Research paper by Adam M AM Vogel, Debbie F DF Lew, Lillian S LS Kao, Kevin P KP Lally

Indexed on: 14 Dec '11Published on: 14 Dec '11Published in: Journal of Pediatric Surgery



Abstract

Little is known about potentially modifiable risk factors associated with infectious complications (IC) acquired during extracorporeal life support (ECLS).The Extracorporeal Life Support Organization registry was accessed, and data on patient demographics, run characteristics, infections, and outcomes were collected. Patients who developed IC while on ECLS were compared to those that did not. Regression analysis was performed. Results are expressed as odds ratios, with P < .05 considered significant.Infectious complications developed in 10.2% of 38,661 patients and was associated with increased odds of death.

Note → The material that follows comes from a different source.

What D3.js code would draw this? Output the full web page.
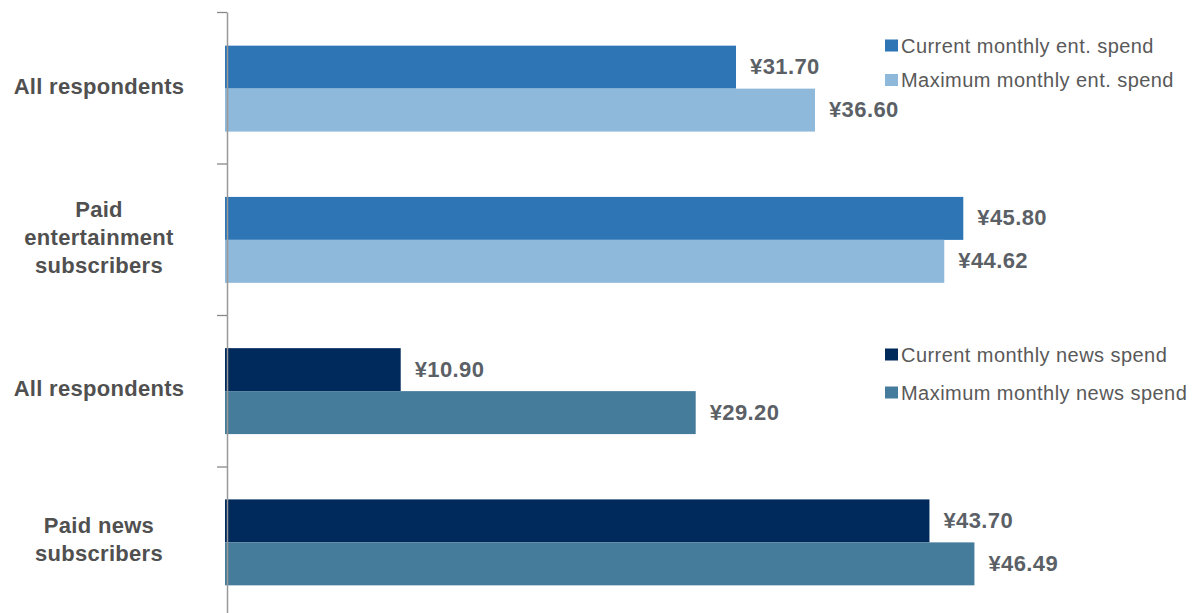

Risk factors for IC included increasing age, diagnosis, more remote decade, complications, presence of multiple complications, and ECLS mode. The risk of IC increased with the number of complications (P < .001). Patients with positive cultures before ECLS also had increased odds of IC (OR 2.12, 95% CI 1.92-2.34, P < .001). Those with IC were more likely to have cultures grow aggressive organisms (non-lactose fermenting gram negative rods, methicillin resistant Staphylococcus aureus, and fungi).Strategies to reduce IC while on ECLS should be aimed at prevention of complications and treatment of pre-existing infections. Future studies should address whether broader spectrum antibiotic prophylaxis and/or empiric coverage for suspected sepsis is indicated in ECLS patients.